Howell tapped the song title. “That last song isn’t on the album. As I heard the story, he was supposed to record it, and some folks say he did, but somehow between the time the cover was printed and the actual album was pressed, it got taken off.”

“You ever heard him play?”

“No. Needsville is Don’s beat. Tell you the truth, those real pure-blood Tufas like Rockhouse Hicks give me the willies. They have this air about them, like they’re… different, sort of. You’d have to experience it to know what I mean.” He chuckled at his own words. “But I guess you’ve probably run across that.”

“Yeah,” Rob agreed. “They can be very different.”

* * *

As he walked to his car, Rob was numb with the shock of the information he’d found. Missing songs, mysterious albums, incestuous scandals: those were interesting—compelling, even—but at least they made sense in the material universe he used to believe existed. A track could be left off an album, an album could fade from popular memory, and of course, a father could molest his daughter. But none of those explained the realization that had turned him pale and breathless in Howell’s office.

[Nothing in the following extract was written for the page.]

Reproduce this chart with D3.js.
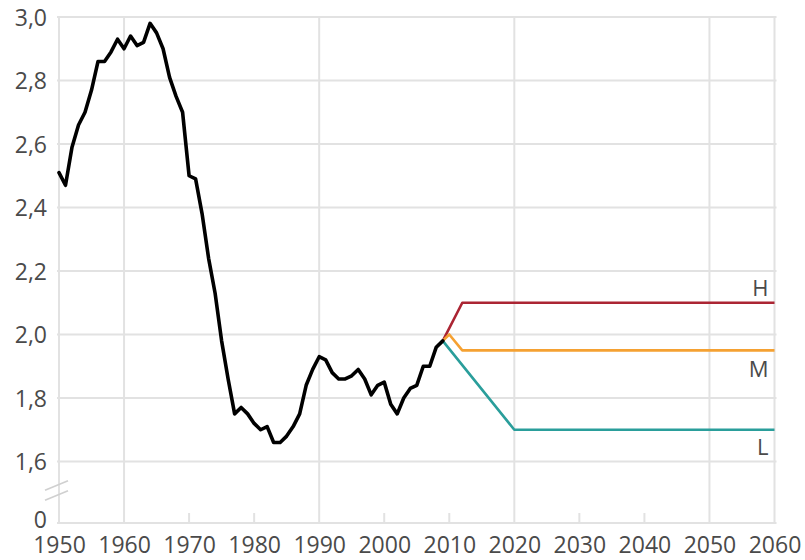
<!DOCTYPE html>
<html>
<head>
<meta charset="utf-8">
<script src="https://cdn.jsdelivr.net/npm/d3@7"></script>
<style>
  html, body { margin: 0; padding: 0; background: #fff; }
  svg { display: block; }
  .tick text { font-family: "Open Sans", sans-serif; fill: #4a4a4a; }
</style>
</head>
<body>
<div id="chart"></div>
<script>
// Fertility rate, history and projections (H / M / L)
var histYears = [1950, 1951, 1952, 1953, 1954, 1955, 1956, 1957, 1958, 1959,
                 1960, 1961, 1962, 1963, 1964, 1965, 1966, 1967, 1968, 1969,
                 1970, 1971, 1972, 1973, 1974, 1975, 1976, 1977, 1978, 1979,
                 1980, 1981, 1982, 1983, 1984, 1985, 1986, 1987, 1988, 1989,
                 1990, 1991, 1992, 1993, 1994, 1995, 1996, 1997, 1998, 1999,
                 2000, 2001, 2002, 2003, 2004, 2005, 2006, 2007, 2008, 2009];
var histValues = [2.51, 2.47, 2.59, 2.66, 2.70, 2.77, 2.86, 2.86, 2.89, 2.93,
                  2.90, 2.94, 2.91, 2.92, 2.98, 2.95, 2.90, 2.81, 2.75, 2.70,
                  2.50, 2.49, 2.38, 2.24, 2.13, 1.98, 1.86, 1.75, 1.77, 1.75,
                  1.72, 1.70, 1.71, 1.66, 1.66, 1.68, 1.71, 1.75, 1.84, 1.89,
                  1.93, 1.92, 1.88, 1.86, 1.86, 1.87, 1.89, 1.86, 1.81, 1.84,
                  1.85, 1.78, 1.75, 1.80, 1.83, 1.84, 1.90, 1.90, 1.96, 1.98];

var highYears = [2009, 2012, 2060];
var highValues = [1.98, 2.10, 2.10];
var midYears = [2009, 2010, 2012, 2060];
var midValues = [1.98, 2.00, 1.95, 1.95];
var lowYears = [2009, 2020, 2060];
var lowValues = [1.98, 1.70, 1.70];

var seriesNames = ['H', 'M', 'L'];
var seriesColors = ['#ab2533', '#f5a132', '#2a9e9b'];

var xTickYears = [1950, 1960, 1970, 1980, 1990, 2000, 2010, 2020, 2030, 2040, 2050, 2060];
var xGridYears = [1950, 1960, 1990, 2020, 2050, 2060];
var yTickValues = [0, 1.6, 1.8, 2.0, 2.2, 2.4, 2.6, 2.8, 3.0];
var yGridValues = [1.6, 1.8, 2.0, 2.2, 2.4, 2.6, 2.8, 3.0];

(function() {
  'use strict';

  var width = 805, height = 560;
  var gridColor = '#e2e2e2';

  var svg = d3.select('#chart').append('svg')
    .attr('width', width)
    .attr('height', height);

  var x = d3.scaleLinear().domain([1950, 2060]).range([59, 774.5]);
  // broken axis: 0 sits just below 1.6
  var y = d3.scaleLinear().domain([0, 1.6, 3.0]).range([523, 461.5, 17]);

  var nb = d3.formatLocale({ decimal: ',', thousands: ' ', grouping: [3], currency: ['', ''] });
  var fmt = nb.format('.1f');

  // horizontal grid
  svg.append('g')
    .selectAll('line')
    .data(yGridValues)
    .join('line')
    .attr('x1', x(1950) - 2).attr('x2', x(2060) + 2)
    .attr('y1', function(d) { return y(d); })
    .attr('y2', function(d) { return y(d); })
    .style('stroke', gridColor)
    .style('stroke-width', 2);

  // vertical grid (full height)
  svg.append('g')
    .selectAll('line')
    .data(xGridYears)
    .join('line')
    .attr('x1', function(d) { return x(d); })
    .attr('x2', function(d) { return x(d); })
    .attr('y1', y(3.0))
    .attr('y2', y(0))
    .style('stroke', gridColor)
    .style('stroke-width', 2);

  // bottom line
  svg.append('line')
    .attr('x1', x(1950) - 2).attr('x2', x(2060) + 2)
    .attr('y1', y(0)).attr('y2', y(0))
    .style('stroke', gridColor)
    .style('stroke-width', 2);

  // small decade ticks on the bottom
  svg.append('g')
    .selectAll('line')
    .data(xTickYears.filter(function(d) { return xGridYears.indexOf(d) < 0; }))
    .join('line')
    .attr('x1', function(d) { return x(d); })
    .attr('x2', function(d) { return x(d); })
    .attr('y1', y(0) - 10)
    .attr('y2', y(0))
    .style('stroke', gridColor)
    .style('stroke-width', 2);

  // axis break marks
  var breakY = (y(0) + y(1.6)) / 2 - 2;
  svg.append('g')
    .selectAll('line')
    .data([-5, 5])
    .join('line')
    .attr('x1', x(1950) - 14).attr('x2', x(1950) + 9)
    .attr('y1', function(d) { return breakY + d + 5; })
    .attr('y2', function(d) { return breakY + d - 4.5; })
    .style('stroke', '#d0d0d0')
    .style('stroke-width', 1.6);

  // axes labels
  var xAxis = d3.axisBottom(x)
    .tickValues(xTickYears)
    .tickFormat(d3.format('d'))
    .tickSize(0)
    .tickPadding(14);

  svg.append('g')
    .attr('transform', 'translate(0,' + y(0) + ')')
    .call(xAxis)
    .call(function(g) { g.select('.domain').remove(); })
    .selectAll('text')
    .style('font-size', '23px');

  var yAxis = d3.axisLeft(y)
    .tickValues(yTickValues)
    .tickFormat(function(d) { return d === 0 ? '0' : fmt(d); })
    .tickSize(0)
    .tickPadding(12);

  svg.append('g')
    .attr('transform', 'translate(' + x(1950) + ',0)')
    .call(yAxis)
    .call(function(g) { g.select('.domain').remove(); })
    .selectAll('text')
    .attr('dy', function(d) { return d === 0 ? '0.2em' : '0.36em'; })
    .style('font-size', '23px');

  var line = d3.line()
    .x(function(d) { return x(d[0]); })
    .y(function(d) { return y(d[1]); });

  // projections
  var projections = [
    d3.zip(highYears, highValues),
    d3.zip(midYears, midValues),
    d3.zip(lowYears, lowValues)
  ];

  svg.append('g')
    .selectAll('path')
    .data(projections)
    .join('path')
    .attr('d', line)
    .style('fill', 'none')
    .style('stroke', function(d, i) { return seriesColors[i]; })
    .style('stroke-width', 2.6)
    .style('stroke-linejoin', 'round');

  // history
  svg.append('path')
    .datum(d3.zip(histYears, histValues))
    .attr('d', line)
    .style('fill', 'none')
    .style('stroke', '#000')
    .style('stroke-width', 3.6)
    .style('stroke-linejoin', 'round')
    .style('stroke-linecap', 'round');

  // series labels
  var labelOffsets = [-15, 19, 17];
  var labelVals = [highValues[highValues.length - 1], midValues[midValues.length - 1], lowValues[lowValues.length - 1]];
  svg.append('g')
    .selectAll('text')
    .data(seriesNames)
    .join('text')
    .attr('x', x(2060) - 6)
    .attr('y', function(d, i) { return y(labelVals[i]) + labelOffsets[i]; })
    .attr('dy', '0.36em')
    .attr('text-anchor', 'end')
    .style('font-family', '"Open Sans", sans-serif')
    .style('font-size', '22px')
    .style('fill', '#4a4a4a')
    .text(function(d) { return d; });
})();
</script>
</body>
</html>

The face on the album cover…

…the face of young Rockhouse Hicks…

…was the face of the man who’d told him about the heartache-curing Tufa song, backstage in Atlanta.

23

On his way back to Needsville, Rob topped a hill and slammed on his brakes. Traffic was blocked in both directions. In the rearview mirror, he saw the car behind do the same thing, stopping an inch short of Rob’s bumper.

He sat shaking, his heart pounding. On the satellite radio, Ricky Skaggs sang about Bill Monroe’s Uncle Pen.

A pickup had gone off the road and smashed into a tree, and now a state police car, ambulance, and tow truck clustered near it. The trooper efficiently directed traffic, and Rob waited as a vehicle traveling the opposite direction made its way slowly around the wreck. The driver rubbernecked to see details.

EMTs carried the injured driver on a stretcher to the ambulance. The victim was huge, and the two big men carrying him visibly strained with effort. Rob recognized Bliss as the third rescuer, holding up the IV bag of clear fluid attached to the victim’s arm; she didn’t notice him in the line of cars. The ambulance passed Rob as it headed toward the interstate, lights and sirens blazing.

The trooper motioned Rob around the wreck. As he passed, a shudder ran through him as if he’d crossed some unseen barrier. The odd atmosphere of Needsville started at this exact point, and as he drove the rest of the way into town, it only got stronger.

At the Catamount Corner, Rob checked his e-mail and did a quick, fruitless search on the Internet. Evidently Rockhouse Hicks’s musical career had faded so thoroughly that not even cyberhicks who knew every concert played by Uncle Dave Macon could remember him. This both delighted and saddened Rob; the shit-heel deserved it, but at the same time, what a fate to befall a musician who’d once shared the stage with the immortals.

The room phone rang. “Hello?”

“Hi,” Bliss said. Her voice sounded a little odd. “I just finished my shift. Can I see you?”

“Sure.”

“Okay. I’m at the hospital in Unicorn. I’ll pick you up in an hour.”

* * *

Forty-five minutes later, Peggy Goins pushed open the door behind the Catamount Corner, lit her cigarette, and nearly screamed. Her first thought was that the dark shape huddled beside the wall was a bear cub, which meant the momma bear wouldn’t be far away. Then she sighed with relief.